O'Donovan brothers pay tribute to the club that contributed to their success

O'Donovan brothers pay tribute to the club that contributed to their success

Olympic rowing heroes Gary and Paul O'Donovan have paid tribute the the rowing club that drove their Olympic dreams and said that more funding is not "the be all and end all" writes Noel Baker, in Skibbereen.

Back in Skibbereen Rowing Club for the first time since their Olympic silver medal performance in Rio, the rowers also shrugged off questions about the ticketing controversy which tainted Ireland's Olympics and also admitted that they left their medals on the kitchen table in the family home last night.

Those silver medals are now likely to make their way to their granny's cupboard, adding to an already glittering collection, while Skibbereen is now preparing to hail their heroes at a parade this evening.

The duo said that they never expected the tumultuous welcome they received at Cork Airport on Sunday night, admitting instead they were "just talking shite and being ourselves."

"People were sending us messages telling us what we we're going to be in for," Gary said, recalling a message from a friend telling him buses of people were coming up from Skibbereen. "I thought the homecoming was tonight," Paul chimed in to a chorus of laughter.

The brothers didn't dwell too long on funding matters. "The way I see it, everything we've done we are just trying to represent our club," Gary said, "we're not just fools around the place in front of cameras, we're like this every day, we come in here and we pull with the youngsters and everything we have done at the Olympics and before that is just representing what we do in here every day. We try and make it fun for the youngsters who come in and hopefully we can get more people in, it's such a great sport."

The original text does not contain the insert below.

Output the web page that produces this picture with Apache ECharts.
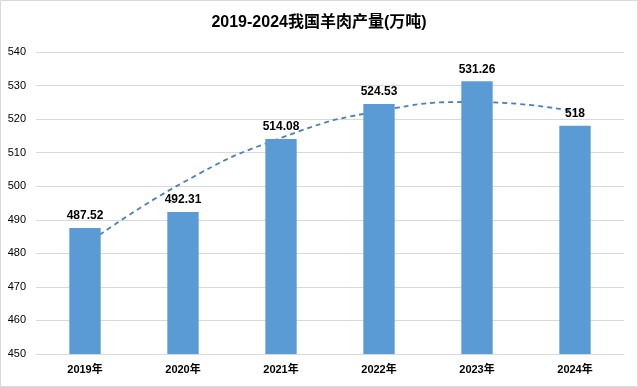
<!DOCTYPE html>
<html><head><meta charset="utf-8">
<script src="https://cdn.jsdelivr.net/npm/echarts@6/dist/echarts.min.js"></script>
<style>html,body{margin:0;padding:0;background:#fff}#c{width:638px;height:387px}</style>
</head><body><div id="c"></div>
<script>
var categories = ['2019年','2020年','2021年','2022年','2023年','2024年'];
var production = [487.52, 492.31, 514.08, 524.53, 531.26, 518];
// dashed trend curve, values at each category
var trendValues = [482.4, 501.1, 514.4, 522.4, 525.1, 522.3];
var yTicks = {min: 450, max: 540, interval: 10};
var titleText = '2019-2024我国羊肉产量(万吨)';

var font = '"Liberation Sans", "Noto Sans CJK SC", sans-serif';
var chart = echarts.init(document.getElementById('c'));
chart.setOption({
  animation: false,
  backgroundColor: '#fff',
  title: {text: titleText, left: 'center', top: 10,
    textStyle: {fontFamily: font, fontSize: 16, fontWeight: 'bold', color: '#000'}},
  graphic: [{type: 'rect', shape: {x: 0.5, y: 0.5, width: 637, height: 386},
    style: {fill: 'none', stroke: '#d9d9d9', lineWidth: 1}, z: 100}],
  grid: {left: 36, right: 14, top: 52, bottom: 33},
  xAxis: {type: 'category', data: categories,
    axisLine: {lineStyle: {color: '#d9d9d9'}}, axisTick: {show: false},
    axisLabel: {color: '#000', fontFamily: font, fontSize: 11, fontWeight: 'bold', margin: 10}},
  yAxis: {type: 'value', min: yTicks.min, max: yTicks.max, interval: yTicks.interval,
    axisLine: {show: false}, axisTick: {show: false},
    splitLine: {lineStyle: {color: '#d9d9d9'}},
    axisLabel: {color: '#000', fontFamily: font, fontSize: 11, margin: 10}},
  series: [
    {type: 'line', data: trendValues, smooth: true, symbol: 'none', z: 1,
      lineStyle: {color: '#4a7fc1', width: 1.8, type: [5, 4]}},
    {type: 'bar', data: production, barWidth: '32%', z: 2,
      itemStyle: {color: '#5b9bd5'},
      label: {show: true, position: 'top', distance: 6, color: '#000',
        fontFamily: font, fontSize: 12, fontWeight: 'bold'}}
  ]
});
</script></body></html>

Paul said: "Like everyone in the world you need more money but you've just got to make the most of what money you have at the time and we've shown here with the facilities that we have, they're not the best in the world but they do the job as we've shown.

If you have the willpower and motivation you can get beyond the money issue, it can help but it's not the be all and end all."

Instead they paid tribute to Dominic Casey, the man overseeing their training regime, and all the other people who have helped them along the path. "It's no more than the club deserves," Gary said of the attention now being paid to the place which has driven their success.

The Olympic silver medalists also shrugged off questions relating to some of the negative aspects of the Rio Games from an Irish perspective, not least the tickets scandal which led to OCI chief Pat Hickey being detained by the Brazilian authorities. In what was surely another quip but one which might also indicate the focus of the lads on the job in hand, Gary said: "When we heard Pat Hickey got arrested it was 'who's Pat Hickey?'"

"I think Team Ireland as a whole did fantastic and this ticket thing you're talking about, I don't think it was reflected in the results whatsoever," Paul said.

As for 'podium pants', yet another donation to the Irish lexicon from the men who have given us "pull like a dog", it was explained that these are longer pants courtesy of the high performance unit, another form of motivation for people who seem like they are already crammed full of it. "We never doubted ourselves," Paul admitted.